November was an incredibly eventful month with Mickey. He came in from living in the field and this immediately affected his mentality and his body. He quickly became quite unfocused, tense and explosive – which meant I’ve been trying to work with a wild horse all month. This meant the competitions I went to didn’t exactly go as planned – but there were plenty of learnings to be had!

The first competing we had at Bluegate Hall Farm on November 7th. As we were waiting to enter the arena he was trembling with fear. He went into the arena rearing and bucking and afraid of even taking a step forward. To be fair it was a windy, rainy day, the arena was covered in puddles, the big trees next to his shook like there was no tomorrow and the arena was smaller which Mickey’s not used to. I thought I would have to retire before even starting the test but somehow I managed to get him forward – and I just about got him around the test (with a score that’s not even worth mentioning). The second test on the same day was in another arena which he was more familiar with so he did calm down somewhat but his tension resulted in three mistakes which cost us dearly as our percentage dropped to 65% – not the 67% we needed. It was not quite the outing we’d expected but one that hopefully helped him to get used to extreme weather conditions even a tiny bit. Also, I realised he’s too big of a horse to do small arena tests with and because of his young age and sensitivity, I may need to accept the fact that he’s not a horse that can handle all kinds of weather conditions – at least not yet.

Wild_horse2

The second competition we did was in an indoor he hadn’t been in before.

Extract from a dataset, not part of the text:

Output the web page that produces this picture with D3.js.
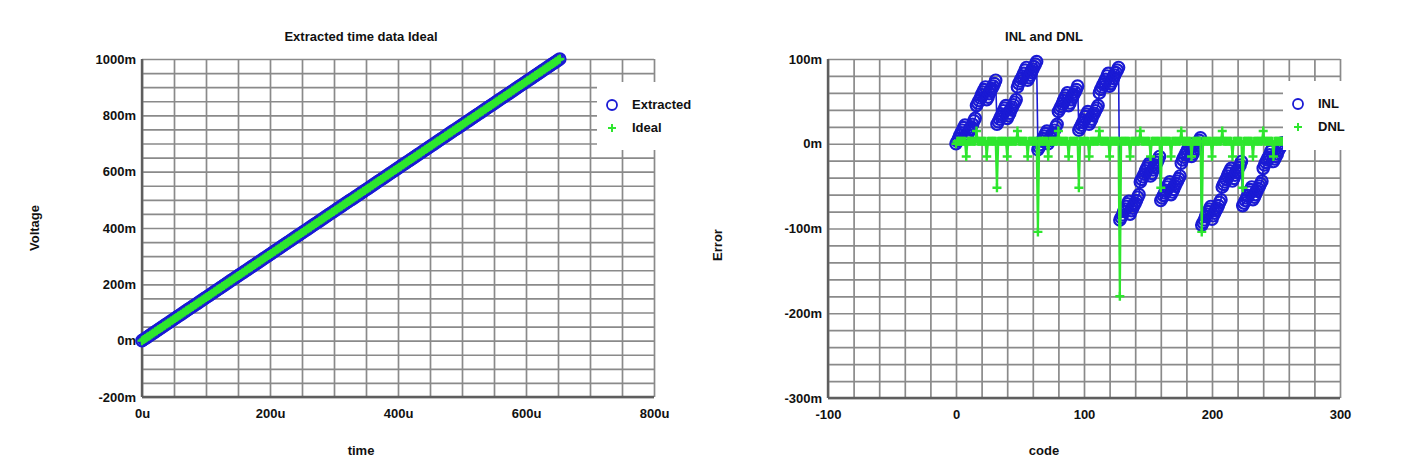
<!DOCTYPE html>
<html>
<head>
<meta charset="utf-8">
<script src="https://d3js.org/d3.v7.min.js"></script>
<style>
  body { margin: 0; background: #fff; }
  svg { display: block; }
  text { font-family: "Liberation Sans", Arial, sans-serif; font-weight: bold; font-size: 13px; fill: #111; }
  .grid line { stroke: #8a8a8a; stroke-width: 1.7; }
  .grid path { display: none; }
</style>
</head>
<body>
<svg id="chart" width="1407" height="476"></svg>
<script>
// INL per code (m LSB)
var inl = [
  0, 3, 6, 10, 13, 16, 19, 22, 7, 11, 14, 17, 20, 23, 27, 30,
  45, 48, 51, 54, 58, 61, 64, 67, 52, 55, 59, 62, 65, 68, 71, 75,
  23, 26, 29, 32, 35, 39, 42, 45, 30, 33, 36, 40, 43, 46, 49, 52,
  67, 71, 74, 77, 80, 83, 87, 90, 75, 78, 81, 84, 88, 91, 94, 97,
  -7, -4, -1, 3, 6, 9, 12, 15, 0, 4, 7, 10, 13, 16, 20, 23,
  38, 41, 44, 47, 51, 54, 57, 60, 45, 48, 52, 55, 58, 61, 64, 68,
  16, 19, 22, 25, 28, 32, 35, 38, 23, 26, 29, 33, 36, 39, 42, 45,
  60, 64, 67, 70, 73, 76, 80, 83, 68, 71, 74, 77, 81, 84, 87, 90,
  -90, -87, -84, -80, -77, -74, -71, -68, -83, -79, -76, -73, -70, -67, -63, -60,
  -45, -42, -39, -36, -32, -29, -26, -23, -38, -35, -31, -28, -25, -22, -19, -15,
  -67, -64, -61, -58, -55, -51, -48, -45, -60, -57, -54, -50, -47, -44, -41, -38,
  -23, -19, -16, -13, -10, -7, -3, 0, -15, -12, -9, -6, -2, 1, 4, 7,
  -96, -93, -90, -86, -83, -80, -77, -74, -89, -85, -82, -79, -76, -73, -69, -66,
  -51, -48, -45, -42, -38, -35, -32, -29, -44, -41, -37, -34, -31, -28, -25, -21,
  -73, -70, -67, -64, -61, -57, -54, -51, -66, -63, -60, -56, -53, -50, -47, -44,
  -29, -25, -22, -19, -16, -13, -9, -6, -21, -18, -15, -12, -8, -5, -2, 1
];

// DNL per code (m LSB)
var dnl = [
  0, 3, 3, 3, 3, 3, 3, 3, -15, 3, 3, 3, 3, 3, 3, 3,
  15, 3, 3, 3, 3, 3, 3, 3, -15, 3, 3, 3, 3, 3, 3, 3,
  -52, 3, 3, 3, 3, 3, 3, 3, -15, 3, 3, 3, 3, 3, 3, 3,
  15, 3, 3, 3, 3, 3, 3, 3, -15, 3, 3, 3, 3, 3, 3, 3,
  -104, 3, 3, 3, 3, 3, 3, 3, -15, 3, 3, 3, 3, 3, 3, 3,
  15, 3, 3, 3, 3, 3, 3, 3, -15, 3, 3, 3, 3, 3, 3, 3,
  -52, 3, 3, 3, 3, 3, 3, 3, -15, 3, 3, 3, 3, 3, 3, 3,
  15, 3, 3, 3, 3, 3, 3, 3, -15, 3, 3, 3, 3, 3, 3, 3,
  -180, 3, 3, 3, 3, 3, 3, 3, -15, 3, 3, 3, 3, 3, 3, 3,
  15, 3, 3, 3, 3, 3, 3, 3, -15, 3, 3, 3, 3, 3, 3, 3,
  -52, 3, 3, 3, 3, 3, 3, 3, -15, 3, 3, 3, 3, 3, 3, 3,
  15, 3, 3, 3, 3, 3, 3, 3, -15, 3, 3, 3, 3, 3, 3, 3,
  -104, 3, 3, 3, 3, 3, 3, 3, -15, 3, 3, 3, 3, 3, 3, 3,
  15, 3, 3, 3, 3, 3, 3, 3, -15, 3, 3, 3, 3, 3, 3, 3,
  -52, 3, 3, 3, 3, 3, 3, 3, -15, 3, 3, 3, 3, 3, 3, 3,
  15, 3, 3, 3, 3, 3, 3, 3, -15, 3, 3, 3, 3, 3, 3, 3
];

var codes = d3.range(inl.length);

// left plot: sample time step (u) and code step (m), read from end point ~(655u, 1000m)
var timeStep = 2.56;
var lsb = 1000 / 255;
var ideal = codes.map(function(c) { return { t: c * timeStep, v: c * lsb }; });
var extracted = codes.map(function(c) { return { t: c * timeStep, v: (c + inl[c] / 1000) * lsb }; });

var timeTicks = [0, 200, 400, 600, 800];
var voltTicks = [-200, 0, 200, 400, 600, 800, 1000];
var codeTicks = [-100, 0, 100, 200, 300];
var errTicks = [-300, -200, -100, 0, 100];

var blue = "#1a1ad4", green = "#2ee62e";

var svg = d3.select("#chart");
svg.append("rect").attr("width", 1407).attr("height", 476).attr("fill", "#fff");

function panel(o) {
  var x = d3.scaleLinear().domain(o.xDom).range([o.left, o.right]);
  var y = d3.scaleLinear().domain(o.yDom).range([o.bottom, o.top]);
  var g = svg.append("g");

  // grid
  g.append("g").attr("class", "grid")
    .attr("transform", "translate(0," + o.bottom + ")")
    .call(d3.axisBottom(x).tickValues(d3.range(o.xDom[0], o.xDom[1] + 0.1, o.xGrid))
      .tickSize(-(o.bottom - o.top)).tickFormat(""));
  g.append("g").attr("class", "grid")
    .attr("transform", "translate(" + o.left + ",0)")
    .call(d3.axisLeft(y).tickValues(d3.range(o.yDom[0], o.yDom[1] + 0.1, o.yGrid))
      .tickSize(-(o.right - o.left)).tickFormat(""));

  // frame
  g.append("line").attr("x1", o.left).attr("x2", o.left).attr("y1", o.top).attr("y2", o.bottom)
    .attr("stroke", "#5e5e5e").attr("stroke-width", 2.4);
  g.append("line").attr("x1", o.left).attr("x2", o.right).attr("y1", o.bottom).attr("y2", o.bottom)
    .attr("stroke", "#5e5e5e").attr("stroke-width", 2.4);

  // tick labels
  var xa = g.append("g").attr("transform", "translate(0," + o.bottom + ")")
    .call(d3.axisBottom(x).tickValues(o.xTicks).tickSize(0).tickPadding(12).tickFormat(o.xFmt));
  xa.select(".domain").remove();
  var ya = g.append("g").attr("transform", "translate(" + o.left + ",0)")
    .call(d3.axisLeft(y).tickValues(o.yTicks).tickSize(0).tickPadding(6).tickFormat(o.yFmt));
  ya.select(".domain").remove();
  g.selectAll(".tick text").attr("fill", "#111").style("font-size", "13px");

  // titles
  g.append("text").attr("x", o.titleX).attr("y", 41).attr("text-anchor", "middle").text(o.title);
  g.append("text").attr("x", o.titleX).attr("y", 455).attr("text-anchor", "middle").text(o.xLabel);
  g.append("text").attr("transform", "translate(" + o.yLabelX + "," + o.yLabelY + ") rotate(-90)")
    .attr("text-anchor", "middle").text(o.yLabel);

  return { g: g, x: x, y: y };
}

function circles(g, pts, x, y, key) {
  g.append("path").datum(pts)
    .attr("fill", "none").attr("stroke", blue).attr("stroke-width", 1.6)
    .attr("d", d3.line().x(function(d) { return x(d[key[0]]); }).y(function(d) { return y(d[key[1]]); }));
  g.selectAll(null).data(pts).enter().append("circle")
    .attr("cx", function(d) { return x(d[key[0]]); })
    .attr("cy", function(d) { return y(d[key[1]]); })
    .attr("r", 5.7).attr("fill", "none").attr("stroke", blue).attr("stroke-width", 2.2);
}

function pluses(g, pts, x, y, key) {
  g.append("path").datum(pts)
    .attr("fill", "none").attr("stroke", green).attr("stroke-width", 2.2)
    .attr("d", d3.line().x(function(d) { return x(d[key[0]]); }).y(function(d) { return y(d[key[1]]); }));
  g.selectAll(null).data(pts).enter().append("path")
    .attr("transform", function(d) { return "translate(" + x(d[key[0]]) + "," + y(d[key[1]]) + ")"; })
    .attr("d", "M-4.5,0H4.5M0,-4.5V4.5").attr("stroke", green).attr("stroke-width", 2.4);
}

function legend(g, bx, by, bw, bh, names) {
  g.append("rect").attr("x", bx).attr("y", by).attr("width", bw).attr("height", bh).attr("fill", "#fff");
  g.append("circle").attr("cx", bx + 15).attr("cy", by + 23).attr("r", 5)
    .attr("fill", "none").attr("stroke", blue).attr("stroke-width", 1.8);
  g.append("text").attr("x", bx + 35).attr("y", by + 27).text(names[0]);
  g.append("path").attr("transform", "translate(" + (bx + 15) + "," + (by + 46) + ")")
    .attr("d", "M-4,0H4M0,-4V4").attr("stroke", green).attr("stroke-width", 2);
  g.append("text").attr("x", bx + 35).attr("y", by + 50).text(names[1]);
}

// left panel
var L = panel({
  left: 142, right: 654, top: 59, bottom: 397,
  xDom: [0, 800], yDom: [-200, 1000], xGrid: 50, yGrid: 50,
  xTicks: timeTicks, yTicks: voltTicks,
  xFmt: function(d) { return d + "u"; }, yFmt: function(d) { return d + "m"; },
  title: "Extracted time data Ideal", titleX: 361, xLabel: "time",
  yLabel: "Voltage", yLabelX: 39, yLabelY: 228
});
circles(L.g, extracted, L.x, L.y, ["t", "v"]);
pluses(L.g, ideal, L.x, L.y, ["t", "v"]);
legend(L.g, 597, 82, 110, 68, ["Extracted", "Ideal"]);

// right panel
var R = panel({
  left: 828, right: 1340, top: 59, bottom: 398,
  xDom: [-100, 300], yDom: [-300, 100], xGrid: 20, yGrid: 20,
  xTicks: codeTicks, yTicks: errTicks,
  xFmt: function(d) { return d; }, yFmt: function(d) { return d + "m"; },
  title: "INL and DNL", titleX: 1044, xLabel: "code",
  yLabel: "Error", yLabelX: 722, yLabelY: 245
});
circles(R.g, codes.map(function(c) { return { c: c, e: inl[c] }; }), R.x, R.y, ["c", "e"]);
pluses(R.g, codes.map(function(c) { return { c: c, e: dnl[c] }; }), R.x, R.y, ["c", "e"]);
legend(R.g, 1283, 81, 66, 69, ["INL", "DNL"]);
</script>
</body>
</html>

He settled in the warm up after the initial tension but as we went into the competition ring he was in full panic mode. He was terrified of the boards, the wind shaking the mirrors, his own reflection on the judges box and the audience seating. Needless to say the whole test was a mess – he reared going down the centre line, he refused to go into one of the corner’s at all and he took off three times. He was totally running on adrenaline and his flight instinct kicked in in overdrive which meant I was invisible to him. The only positive was I managed to stay one! Eventually I retired from the test and just rode around the arena to try to get him to breath and calm down. We went in again for our second test and this time managed to get him around the whole test but as he was still high on adrenaline, the further the test went, the more panicky he got again. The test was full of mistakes and tension so it was a really rough ride (which even the judge mentioned saying “Did not look like an easy ride!”. So there was no sign of 67% on that day. Luckily my trainers were there as well to calm me down and said he’s just young and inexperienced, and I just need to go out more and more to get over situations like this. He is a hot, sensitive, drama queen – so we just need to train the drama reactions out and make the hot & sensitive nature more manageable – all work in progress!

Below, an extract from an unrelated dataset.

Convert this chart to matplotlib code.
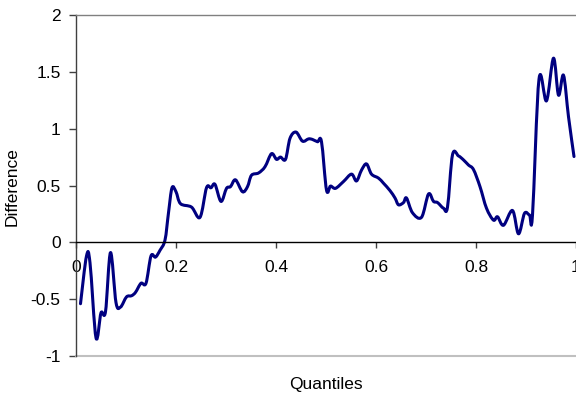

After this test we had a well timed session with horsemanship expert Richard Maxwell again – and we spent about four hours desensitising Mickey to all kinds of noises and weirdness around him in the round pen. It was incredible to watch as by the end Richard had managed to get Mickey to stop and think rather then panic and run when he was faced with a new threat. Obviously there is still a long way to go to get him to be like this all the time but I’ve started to do this kind of horsemanship work 2-3 times a week to make more progress. I also plan to do it for 20-30 minutes before loading him up in the lorry to take him to competitions to remind him of this stop and think response right before taking him a high energy show situation.

We had our final try to get that last qualifying point on November 28th – and I’d only entered one test to focus him fully for that. He felt great in the warm up despite being quite hot and explosive and I felt like he was listening better than last time. As we entered the arena to do our test, he tensed up a little bit but I managed to contain it. We did have a few eventful moments with a trot circle full of spooks, one spin away from the judge’s box and bucking canter circle – but all the moments in between were superb. This time he was definitely more controllable in between his naughty moments – but they were still really expensive mistakes to have. We ended up on a score of 66% – just 3 points short of getting 67%! However I didn’t feel disappointed as I did feel like we had made a massive leap since our previous outing where we had to retire from a test. And… we ended up having our first victory with that score! And boy did that feel good! After 3.5 years of training this wild child we finally got our first red ribbon – and there were 12 contestants too so it wasn’t an easy win (or an easy ride with his ballerina moments!). I also loved the judge’s comment after this test which summarised him so perfectly: “Super horse – kept us on the edge of our seats!” It was a fantastic end to the season and definitely one of the highlights I’ve had with him so far. I was smiling ear to ear for days and celebrated in the evening with some champagne.

Wild_horse_victory2

I can not wait to start working towards the summer regionals now. The qualifying competitions have already started as of December 1st – but my plan is to get him more settled, focused and stronger first. Then the plan is to do an intense burst of competing March through to June when the weather calms down a bit and he can start living out again. This sound calm down the wild horse and bring out more of the dressage pro. It will help our competition scores a lot!

This is what Mickey thinks about wrapping up the 2015 competition season… “Finally I can get more rest!”